═══ COLLECTED MATERIAL ═══

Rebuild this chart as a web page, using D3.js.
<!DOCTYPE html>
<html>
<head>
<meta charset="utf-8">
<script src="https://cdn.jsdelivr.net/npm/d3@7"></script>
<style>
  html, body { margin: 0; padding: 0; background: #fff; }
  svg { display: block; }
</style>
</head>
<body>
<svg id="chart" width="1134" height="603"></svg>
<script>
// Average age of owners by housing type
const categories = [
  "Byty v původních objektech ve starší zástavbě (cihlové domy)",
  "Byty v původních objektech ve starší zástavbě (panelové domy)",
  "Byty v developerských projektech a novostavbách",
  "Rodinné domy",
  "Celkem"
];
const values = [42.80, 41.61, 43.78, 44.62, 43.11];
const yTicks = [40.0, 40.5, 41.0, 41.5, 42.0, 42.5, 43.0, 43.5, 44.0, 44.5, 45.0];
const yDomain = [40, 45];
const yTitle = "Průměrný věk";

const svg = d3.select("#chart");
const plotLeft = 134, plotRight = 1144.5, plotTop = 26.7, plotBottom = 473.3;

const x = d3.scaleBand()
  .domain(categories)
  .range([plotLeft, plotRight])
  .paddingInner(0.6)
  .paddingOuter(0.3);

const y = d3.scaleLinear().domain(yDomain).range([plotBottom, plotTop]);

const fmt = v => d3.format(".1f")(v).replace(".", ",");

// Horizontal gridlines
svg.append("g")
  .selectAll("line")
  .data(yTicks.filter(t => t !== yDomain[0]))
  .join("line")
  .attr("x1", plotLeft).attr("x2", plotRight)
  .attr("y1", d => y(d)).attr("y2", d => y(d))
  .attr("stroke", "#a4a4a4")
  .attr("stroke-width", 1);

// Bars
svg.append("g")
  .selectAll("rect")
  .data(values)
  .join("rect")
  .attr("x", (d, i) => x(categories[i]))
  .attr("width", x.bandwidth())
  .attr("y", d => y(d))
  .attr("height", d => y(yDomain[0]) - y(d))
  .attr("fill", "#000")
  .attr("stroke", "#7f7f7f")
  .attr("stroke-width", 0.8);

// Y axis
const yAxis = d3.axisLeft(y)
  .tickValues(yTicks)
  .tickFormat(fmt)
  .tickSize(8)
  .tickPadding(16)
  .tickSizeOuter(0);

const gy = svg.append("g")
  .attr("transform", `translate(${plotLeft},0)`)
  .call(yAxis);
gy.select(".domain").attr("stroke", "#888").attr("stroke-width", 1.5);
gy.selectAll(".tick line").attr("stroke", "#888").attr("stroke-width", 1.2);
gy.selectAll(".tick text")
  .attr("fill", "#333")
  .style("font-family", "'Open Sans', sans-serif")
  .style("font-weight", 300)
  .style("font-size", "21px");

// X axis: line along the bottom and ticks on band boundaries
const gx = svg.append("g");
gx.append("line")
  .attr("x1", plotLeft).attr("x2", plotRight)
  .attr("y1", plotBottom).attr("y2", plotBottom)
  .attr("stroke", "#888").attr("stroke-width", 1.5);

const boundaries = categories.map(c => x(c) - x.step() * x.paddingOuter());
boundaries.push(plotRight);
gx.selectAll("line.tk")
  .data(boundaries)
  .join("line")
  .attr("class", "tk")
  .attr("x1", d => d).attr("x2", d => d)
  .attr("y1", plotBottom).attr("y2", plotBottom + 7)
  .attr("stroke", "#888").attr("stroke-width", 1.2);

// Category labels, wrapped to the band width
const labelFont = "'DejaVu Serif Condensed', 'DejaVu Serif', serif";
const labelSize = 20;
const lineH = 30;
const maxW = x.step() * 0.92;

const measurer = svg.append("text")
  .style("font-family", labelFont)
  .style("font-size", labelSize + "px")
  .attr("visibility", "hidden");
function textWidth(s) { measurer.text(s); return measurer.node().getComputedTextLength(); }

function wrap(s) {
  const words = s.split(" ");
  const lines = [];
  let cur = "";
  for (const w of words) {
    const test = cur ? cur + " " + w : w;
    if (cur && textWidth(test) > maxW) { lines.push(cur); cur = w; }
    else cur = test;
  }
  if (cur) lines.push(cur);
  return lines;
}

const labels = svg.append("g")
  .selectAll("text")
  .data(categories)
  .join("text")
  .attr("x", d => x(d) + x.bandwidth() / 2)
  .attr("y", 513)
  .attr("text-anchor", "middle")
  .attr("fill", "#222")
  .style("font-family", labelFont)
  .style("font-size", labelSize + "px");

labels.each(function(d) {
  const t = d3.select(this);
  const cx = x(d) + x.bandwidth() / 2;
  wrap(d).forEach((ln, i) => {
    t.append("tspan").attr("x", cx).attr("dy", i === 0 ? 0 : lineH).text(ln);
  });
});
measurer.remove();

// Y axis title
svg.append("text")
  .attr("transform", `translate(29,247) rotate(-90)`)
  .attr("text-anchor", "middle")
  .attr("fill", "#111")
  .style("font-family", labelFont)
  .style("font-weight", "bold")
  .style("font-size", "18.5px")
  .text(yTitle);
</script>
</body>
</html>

═══

## WORK TO BE COMPLETED
Reproduce the data shown above exactly.

## COMPLETE RESPONSE
Rebuild this chart as a web page, using D3.js.
<!DOCTYPE html>
<html>
<head>
<meta charset="utf-8">
<script src="https://cdn.jsdelivr.net/npm/d3@7"></script>
<style>
  html, body { margin: 0; padding: 0; background: #fff; }
  svg { display: block; }
</style>
</head>
<body>
<svg id="chart" width="1134" height="603"></svg>
<script>
// Average age of owners by housing type
const categories = [
  "Byty v původních objektech ve starší zástavbě (cihlové domy)",
  "Byty v původních objektech ve starší zástavbě (panelové domy)",
  "Byty v developerských projektech a novostavbách",
  "Rodinné domy",
  "Celkem"
];
const values = [42.80, 41.61, 43.78, 44.62, 43.11];
const yTicks = [40.0, 40.5, 41.0, 41.5, 42.0, 42.5, 43.0, 43.5, 44.0, 44.5, 45.0];
const yDomain = [40, 45];
const yTitle = "Průměrný věk";

const svg = d3.select("#chart");
const plotLeft = 134, plotRight = 1144.5, plotTop = 26.7, plotBottom = 473.3;

const x = d3.scaleBand()
  .domain(categories)
  .range([plotLeft, plotRight])
  .paddingInner(0.6)
  .paddingOuter(0.3);

const y = d3.scaleLinear().domain(yDomain).range([plotBottom, plotTop]);

const fmt = v => d3.format(".1f")(v).replace(".", ",");

// Horizontal gridlines
svg.append("g")
  .selectAll("line")
  .data(yTicks.filter(t => t !== yDomain[0]))
  .join("line")
  .attr("x1", plotLeft).attr("x2", plotRight)
  .attr("y1", d => y(d)).attr("y2", d => y(d))
  .attr("stroke", "#a4a4a4")
  .attr("stroke-width", 1);

// Bars
svg.append("g")
  .selectAll("rect")
  .data(values)
  .join("rect")
  .attr("x", (d, i) => x(categories[i]))
  .attr("width", x.bandwidth())
  .attr("y", d => y(d))
  .attr("height", d => y(yDomain[0]) - y(d))
  .attr("fill", "#000")
  .attr("stroke", "#7f7f7f")
  .attr("stroke-width", 0.8);

// Y axis
const yAxis = d3.axisLeft(y)
  .tickValues(yTicks)
  .tickFormat(fmt)
  .tickSize(8)
  .tickPadding(16)
  .tickSizeOuter(0);

const gy = svg.append("g")
  .attr("transform", `translate(${plotLeft},0)`)
  .call(yAxis);
gy.select(".domain").attr("stroke", "#888").attr("stroke-width", 1.5);
gy.selectAll(".tick line").attr("stroke", "#888").attr("stroke-width", 1.2);
gy.selectAll(".tick text")
  .attr("fill", "#333")
  .style("font-family", "'Open Sans', sans-serif")
  .style("font-weight", 300)
  .style("font-size", "21px");

// X axis: line along the bottom and ticks on band boundaries
const gx = svg.append("g");
gx.append("line")
  .attr("x1", plotLeft).attr("x2", plotRight)
  .attr("y1", plotBottom).attr("y2", plotBottom)
  .attr("stroke", "#888").attr("stroke-width", 1.5);

const boundaries = categories.map(c => x(c) - x.step() * x.paddingOuter());
boundaries.push(plotRight);
gx.selectAll("line.tk")
  .data(boundaries)
  .join("line")
  .attr("class", "tk")
  .attr("x1", d => d).attr("x2", d => d)
  .attr("y1", plotBottom).attr("y2", plotBottom + 7)
  .attr("stroke", "#888").attr("stroke-width", 1.2);

// Category labels, wrapped to the band width
const labelFont = "'DejaVu Serif Condensed', 'DejaVu Serif', serif";
const labelSize = 20;
const lineH = 30;
const maxW = x.step() * 0.92;

const measurer = svg.append("text")
  .style("font-family", labelFont)
  .style("font-size", labelSize + "px")
  .attr("visibility", "hidden");
function textWidth(s) { measurer.text(s); return measurer.node().getComputedTextLength(); }

function wrap(s) {
  const words = s.split(" ");
  const lines = [];
  let cur = "";
  for (const w of words) {
    const test = cur ? cur + " " + w : w;
    if (cur && textWidth(test) > maxW) { lines.push(cur); cur = w; }
    else cur = test;
  }
  if (cur) lines.push(cur);
  return lines;
}

const labels = svg.append("g")
  .selectAll("text")
  .data(categories)
  .join("text")
  .attr("x", d => x(d) + x.bandwidth() / 2)
  .attr("y", 513)
  .attr("text-anchor", "middle")
  .attr("fill", "#222")
  .style("font-family", labelFont)
  .style("font-size", labelSize + "px");

labels.each(function(d) {
  const t = d3.select(this);
  const cx = x(d) + x.bandwidth() / 2;
  wrap(d).forEach((ln, i) => {
    t.append("tspan").attr("x", cx).attr("dy", i === 0 ? 0 : lineH).text(ln);
  });
});
measurer.remove();

// Y axis title
svg.append("text")
  .attr("transform", `translate(29,247) rotate(-90)`)
  .attr("text-anchor", "middle")
  .attr("fill", "#111")
  .style("font-family", labelFont)
  .style("font-weight", "bold")
  .style("font-size", "18.5px")
  .text(yTitle);
</script>
</body>
</html>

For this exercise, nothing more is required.